In a little over two weeks, more than three million Australian students will return to school, ready to start a new year. But, amid the packed lunches and book bags, many may also be returning with a sense of anxiety and confusion in the aftermath of Australia’s devastating bushfires.

With fires continuing to affect Australia’s mainland states – South Australia, New South Wales, Victoria, Queensland and Western Australia – teachers around the nation are seeking support to help them care for children who have been affected by the disaster.

University of South Australia’s Professor Marjory Ebbeck, an expert in early childhood education, says the role of teachers is critical for children, especially in times of uncertainty or trauma.

“Teachers are one of the most trusted, reliable and safe adult figures to a child, beyond their immediate family. But, with the school term just around the corner, many teachers are now feeling underprepared,” Prof Ebbeck says.

“Some families will have suffered major loss and trauma – lives, homes and communities have been destroyed – in these instances, children’s trauma reactions may be presenting in disrupted sleep, loss of appetite, withdrawal from activities, and even aggression.

“In times of stress, children look to their significant adults – which includes teachers – to guide them, so having the right information on hand is imperative.

“For children who are struggling in the aftermath of the fires, we recommend teachers:

  • Contact families to assess what their individual situation is, how they can be supported and what may help their child. Regular contact with the family and about how their child is doing will also be important; teaching often extends beyond helping the child, to helping the family.
  • Check that children are drinking and eating. Children affected by the fires or other trauma may not feel like eating, and they can become dehydrated if they do not drink enough fluids.
  • Continue to observe children closely and work out an individual learning and support plan if needed.
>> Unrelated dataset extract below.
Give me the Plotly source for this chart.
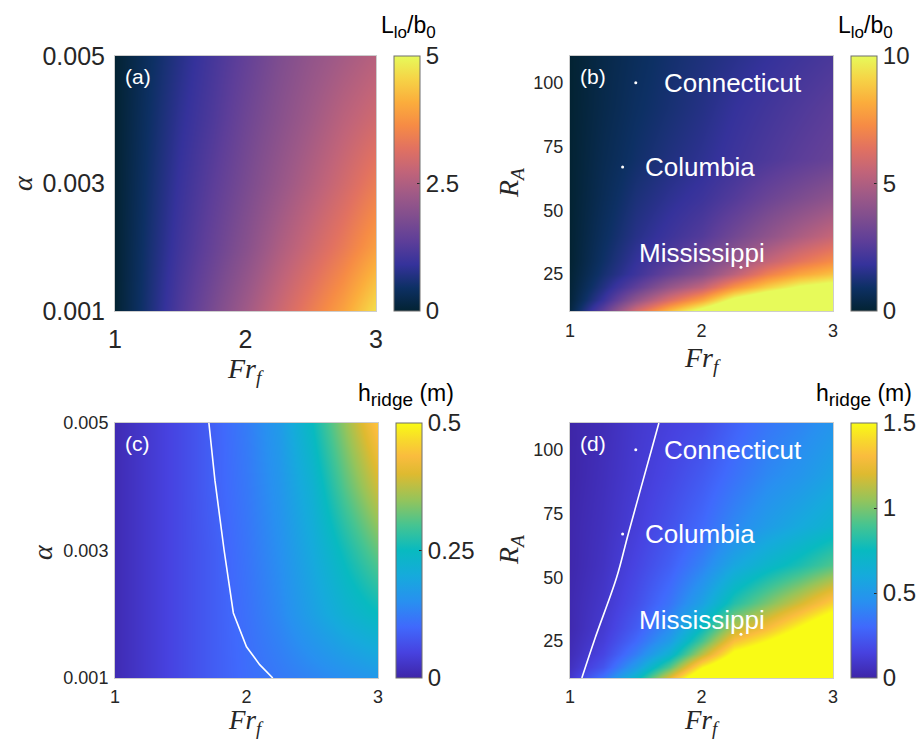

Children will differ in their responses to the fires and an adjusted plan may be beneficial for a time.
  • Encourage children to use talk about their emotions. When children feel safe, they’re more likely to express emotions. Understand that avoiding talking about a stressful topic is also normal for children.
  • Show sensitivity to the needs of individual children. Help them understand that it is OK to feel frightened or angry. Follow the lead of the child and listen to them if they talk about their emotions.
  • Give children opportunities to express their emotions through drawing, painting and other art forms such as modelling and collage work. Similarly, children may choose to play out their fears through dramatic play.
  • For young children, this should be undirected with the child spontaneously playing out what is important to them. Privacy is important and creating makeshift cubby houses could help.
  • For younger children, include books that deal with emotions in story time, then discuss the acceptance of emotions and ask whether the children have felt this way.
  • Encourage children to play freely with their friends as this can help them create a sense of normalcy to release emotions and enjoy needed friendship.”

Prof Ebbeck says a child suffering trauma may take a long time to return to some form of well-being and optimism and will need ongoing care.
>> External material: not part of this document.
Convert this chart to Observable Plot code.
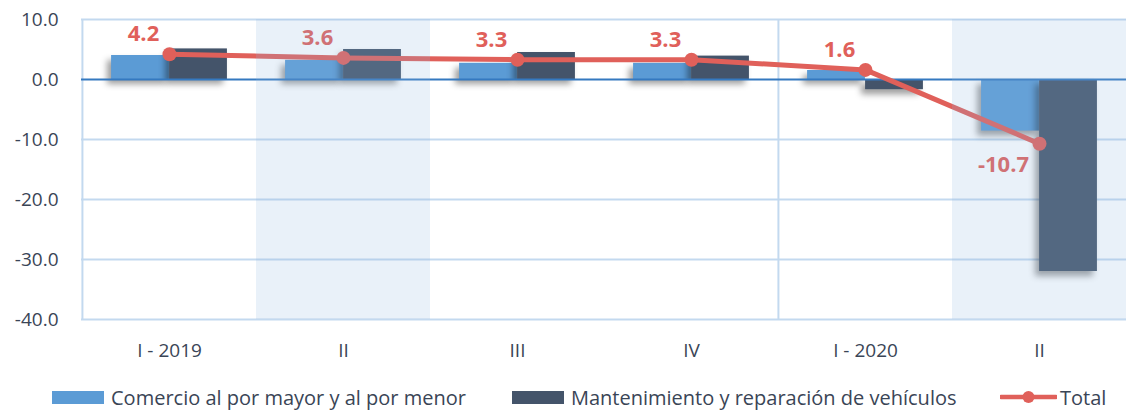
<!DOCTYPE html>
<html>
<head>
<meta charset="utf-8">
<script src="https://cdn.jsdelivr.net/npm/d3@7"></script>
<script src="https://cdn.jsdelivr.net/npm/@observablehq/plot@0.6"></script>
<style>
  html, body { margin: 0; padding: 0; background: #fff; }
  body { width: 1126px; height: 410px; overflow: hidden; font-family: "Open Sans", sans-serif; }
  #chart svg { display: block; }
  #chart g[aria-label="bar"] { filter: drop-shadow(-4px 5px 3px rgba(0,0,0,0.38)); }
  #legend { position: relative; height: 40px; font-size: 20px; color: #3A4556; }
  #legend .item { position: absolute; top: 0; height: 40px; display: flex; align-items: center; }
  #legend .sw { display: inline-block; height: 13px; margin-right: 7px; }
</style>
</head>
<body>
<div id="chart"></div>
<div id="legend"></div>
<script>
// ---- data ----
const quarterKeys = ["2019 I", "2019 II", "2019 III", "2019 IV", "2020 I", "2020 II"];
const quarterLabels = ["I - 2019", "II", "III", "IV", "I - 2020", "II"];
const seriesNames = ["Comercio al por mayor y al por menor", "Mantenimiento y reparación de vehículos", "Total"];
const comercio = [4.0, 3.2, 2.7, 2.7, 1.5, -8.6];
const mantenimiento = [5.1, 5.0, 4.5, 3.9, -1.7, -32.0];
const total = [4.2, 3.6, 3.3, 3.3, 1.6, -10.7];
const yTicks = [10, 0, -10, -20, -30, -40];
const shadedKeys = ["2019 II", "2020 II"];
const yearStartKeys = ["2019 I", "2020 I"];

// ---- styles ----
const cLight = "#5B9BD5", cDark = "#44546A", cRed = "#E0605A";
const cGrid = "#C3D9EF", cZero = "#3479C0", cText = "#3A4556";

const label = new Map(quarterKeys.map((k, i) => [k, quarterLabels[i]]));
const comRows = quarterKeys.map((q, i) => ({q, v: comercio[i]}));
const manRows = quarterKeys.map((q, i) => ({q, v: mantenimiento[i]}));
const totRows = quarterKeys.map((q, i) => ({q, v: total[i]}));

const W = 1126, ML = 81, MR = 0;
const bw = (W - ML - MR) / quarterKeys.length;
const barW = 58;
const half = bw / 2;

const chart = Plot.plot({
  width: W,
  height: 377,
  marginLeft: ML,
  marginRight: MR,
  marginTop: 19,
  marginBottom: 58,
  style: {fontFamily: "Open Sans, sans-serif", fontSize: "19px", color: cText, background: "#fff"},
  x: {type: "band", domain: quarterKeys, padding: 0, tickSize: 0, tickPadding: 24,
      tickFormat: d => label.get(d), label: null},
  y: {domain: [-40, 10], ticks: yTicks, tickSize: 0, tickPadding: 23,
      tickFormat: d => d.toFixed(1), label: null},
  marks: [
    Plot.ruleY(yTicks.filter(d => d !== 0), {stroke: cGrid, strokeWidth: 2}),
    Plot.ruleX(yearStartKeys, {x: d => d, dx: -half, stroke: cGrid, strokeWidth: 2}),
    Plot.barY(comRows, {x: "q", y: "v", fill: cLight, insetLeft: half - barW, insetRight: half}),
    Plot.barY(manRows, {x: "q", y: "v", fill: cDark, insetLeft: half, insetRight: half - barW}),
    Plot.ruleY([0], {stroke: cZero, strokeWidth: 2}),
    Plot.line(totRows, {x: "q", y: "v", stroke: cRed, strokeWidth: 5}),
    Plot.dot(totRows, {x: "q", y: "v", fill: cRed, r: 7, stroke: "none"}),
    Plot.text(totRows, {filter: d => d.v >= 0, x: "q", y: "v", text: d => d.v.toFixed(1),
      dx: -26, dy: -20, fill: cRed, fontSize: 22, fontWeight: "bold"}),
    Plot.text(totRows, {filter: d => d.v < 0, x: "q", y: "v", text: d => d.v.toFixed(1),
      dx: -36, dy: 21, fill: cRed, fontSize: 22, fontWeight: "bold"}),
    Plot.cell(shadedKeys, {x: d => d, fill: "#91B9E1", fillOpacity: 0.2})
  ]
});
document.getElementById("chart").appendChild(chart);

// ---- legend ----
const legend = document.getElementById("legend");
const items = [
  {name: seriesNames[0], color: cLight, left: 52, type: "bar"},
  {name: seriesNames[1], color: cDark, left: 512, type: "bar"},
  {name: seriesNames[2], color: cRed, left: 1000, type: "line"}
];
for (const it of items) {
  const div = document.createElement("div");
  div.className = "item";
  div.style.left = it.left + "px";
  if (it.type === "bar") {
    const sw = document.createElement("span");
    sw.className = "sw";
    sw.style.width = "52px";
    sw.style.background = it.color;
    div.appendChild(sw);
  } else {
    const ns = "http://www.w3.org/2000/svg";
    const s = document.createElementNS(ns, "svg");
    s.setAttribute("width", 57); s.setAttribute("height", 14);
    s.style.marginRight = "3px";
    const l = document.createElementNS(ns, "line");
    l.setAttribute("x1", 1); l.setAttribute("x2", 56); l.setAttribute("y1", 7); l.setAttribute("y2", 7);
    l.setAttribute("stroke", it.color); l.setAttribute("stroke-width", 4.5); l.setAttribute("stroke-linecap", "round");
    const c = document.createElementNS(ns, "circle");
    c.setAttribute("cx", 28.5); c.setAttribute("cy", 7); c.setAttribute("r", 6); c.setAttribute("fill", it.color);
    s.appendChild(l); s.appendChild(c);
    div.appendChild(s);
  }
  const t = document.createElement("span");
  t.textContent = it.name;
  div.appendChild(t);
  legend.appendChild(div);
}
</script>
</body>
</html>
“Sustained support is going to be essential for children and their families,” Prof Ebbeck says.

“Teachers have a unique role in that they can provide stability and routine when other aspects of a child’s life are tenuous.

“Australia’s teachers must be commended for the work that they do now, and in times of stress. These days, our teachers are so much more than an educator – they’re educarers, and so often a haven for children in an increasingly unpredictable world.”